Shares of multi-platform media group, Fairfax Media Limited (ASX: FXJ), have plummeted 5.2% on the back of a trading update issued earlier in the day.
At the Macquarie Australia Conference in Sydney, Fairfax CEO Greg Hywood said that during the period between 1 January 2015 and 26 April 2015 the company had achieved revenue growth of 1%, versus the same period last year.
"While this is pleasing, it is important to note that we continue to incur costs to take advantage of growth opportunities," Mr Hywood said.
In February 2015, Fairfax acquired the remaining 50% stake in Metro Media Publishing (MMP) and 100% of Macquarie Radio Network in April 2015. Both of these businesses were included in the 1% revenue growth result, however, the divestment of 96FM was excluded.
Fairfax's Metro Media, which houses the company's Domain business, increased revenue 7%. Despite publishing revenues falling 7%, the 54% surge in Domain's overall revenue (which included the benefit of the MMP and the Allhomes acquisition in October 2014) bolstered growth.
Australian Community Media, which includes rural and regional newspapers and digital services, saw revenues fall 8%, whilst revenue from the New Zealand business was up less than 0.5%.
Following the sale of 96FM and including just four weeks of the combined Macquarie Radio network, Fairfax's Radio business experienced revenue growth of 9%.
Should you buy Fairfax shares?
Since booking an 86% fall in half-year profit earlier in 2015, Fairfax has continued to transform its operations in response to the rapidly changing digital landscape. So far the jury appears to be out on whether it'll be a success.

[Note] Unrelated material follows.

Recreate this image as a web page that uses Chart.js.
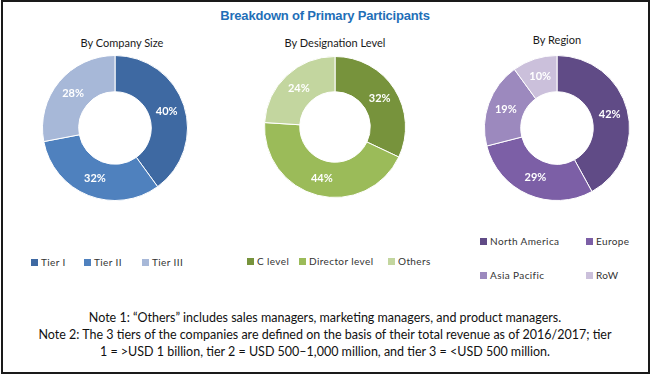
<!DOCTYPE html>
<html>
<head>
<meta charset="utf-8">
<script src="https://cdn.jsdelivr.net/npm/chart.js@4/dist/chart.umd.min.js"></script>
<style>
body { margin: 0; background: #fff; }
#cadre { position: relative; width: 650px; height: 374px; background: #fff; overflow: hidden; font-family: Lato, "Open Sans", sans-serif; }
#bord { position: absolute; left: 1px; top: 0; width: 645px; height: 370px; border: 2px solid #1a1a1a; }
.titre { position: absolute; left: 0; width: 650px; top: 8px; text-align: center; color: #1F6FB8; font: bold 13px "Liberation Sans Narrow", "Liberation Sans", sans-serif; letter-spacing: -0.2px; }
.sous { position: absolute; width: 200px; text-align: center; font-size: 11px; color: #1a1a1a; }
canvas { position: absolute; }
.leg { position: absolute; font-size: 10px; color: #333; white-space: nowrap; letter-spacing: 0.4px; }
.leg i { display: inline-block; width: 7px; height: 7px; margin-right: 3px; vertical-align: 0px; }
.notes { position: absolute; left: 0; width: 650px; top: 309px; text-align: center; font-size: 12.5px; line-height: 17px; color: #111; }
</style>
</head>
<body>
<div id="cadre">
  <div id="bord"></div>
  <div class="titre">Breakdown of Primary Participants</div>
  <div class="sous" style="left:22px;top:36px">By Company Size</div>
  <div class="sous" style="left:235px;top:36px">By Designation Level</div>
  <div class="sous" style="left:457px;top:33px">By Region</div>
  <canvas id="g1" width="146" height="146" style="left:42px;top:55px"></canvas>
  <canvas id="g2" width="142" height="142" style="left:264px;top:56px"></canvas>
  <canvas id="g3" width="146" height="146" style="left:484px;top:55px"></canvas>
  <div id="legendes"></div>
  <div class="notes">Note 1: “Others” includes sales managers, marketing managers, and product managers.<br>Note 2: The 3 tiers of the companies are defined on the basis of their total revenue as of 2016/2017; tier<br>1 = &gt;USD 1 billion, tier 2 = USD 500–1,000 million, and tier 3 = &lt;USD 500 million.</div>
</div>
<script>
// donnees des trois anneaux
const tailleLabels = ["Tier I", "Tier II", "Tier III"];
const tailleValeurs = [40, 32, 28];
const tailleCouleurs = ["#3E69A2", "#4F81BE", "#A7B8D8"];

const niveauLabels = ["C level", "Director level", "Others"];
const niveauValeurs = [32, 44, 24];
const niveauCouleurs = ["#77933C", "#9BBB59", "#C3D69F"];

const regionLabels = ["North America", "Europe", "Asia Pacific", "RoW"];
const regionValeurs = [42, 29, 19, 10];
const regionCouleurs = ["#604B86", "#7C5FA6", "#9C89BE", "#CBC0DB"];

// position des legendes (x, y) pour chaque element
const legendePos = {
    g1: [[31, 256], [84, 256], [142, 256]],
    g2: [[247, 255], [299, 255], [388, 255]],
    g3: [[480, 235], [586, 235], [480, 269], [586, 269]]
};

const pourcents = {
    id: "pourcents",
    afterDatasetsDraw(chart) {
        const ctx = chart.ctx;
        const meta = chart.getDatasetMeta(0);
        ctx.save();
        ctx.fillStyle = "#fff";
        ctx.font = "bold 11px Lato, sans-serif";
        ctx.textAlign = "center";
        ctx.textBaseline = "middle";
        meta.data.forEach((arc, i) => {
            const p = arc.tooltipPosition();
            ctx.fillText(chart.data.datasets[0].data[i] + "%", p.x, p.y);
        });
        ctx.restore();
    }
};

function afficher(element, labels, valeurs, couleurs) {
    let c = new Chart(document.getElementById(element), {
        type: "doughnut",
        data: {
            labels: labels,
            datasets: [{
                data: valeurs,
                backgroundColor: couleurs,
                borderColor: "#fff",
                borderWidth: 1
            }]
        },
        options: {
            responsive: false,
            animation: false,
            cutout: "50%",
            layout: { padding: 0 },
            plugins: { legend: { display: false }, tooltip: { enabled: false } }
        },
        plugins: [pourcents]
    });
    let html = "";
    labels.forEach((l, i) => {
        const pos = legendePos[element][i];
        html += '<div class="leg" style="left:' + pos[0] + 'px;top:' + pos[1] + 'px"><i style="background:' + couleurs[i] + '"></i>' + l + '</div>';
    });
    document.getElementById("legendes").innerHTML += html;
    return c;
}

afficher("g1", tailleLabels, tailleValeurs, tailleCouleurs);
afficher("g2", niveauLabels, niveauValeurs, niveauCouleurs);
afficher("g3", regionLabels, regionValeurs, regionCouleurs);
</script>
</body>
</html>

Whilst investors are likely attracted to Fairfax's Domain property listing business, which is looking to emulate the success of REA Group Limited (ASX: REA), it's important to consider how this fits with the rest of the group. In time shares of Fairfax may prove to be a bargain, however, I'm happy to watch it from the sidelines for now. At least until we can get a better gauge on the success of its turnaround strategy.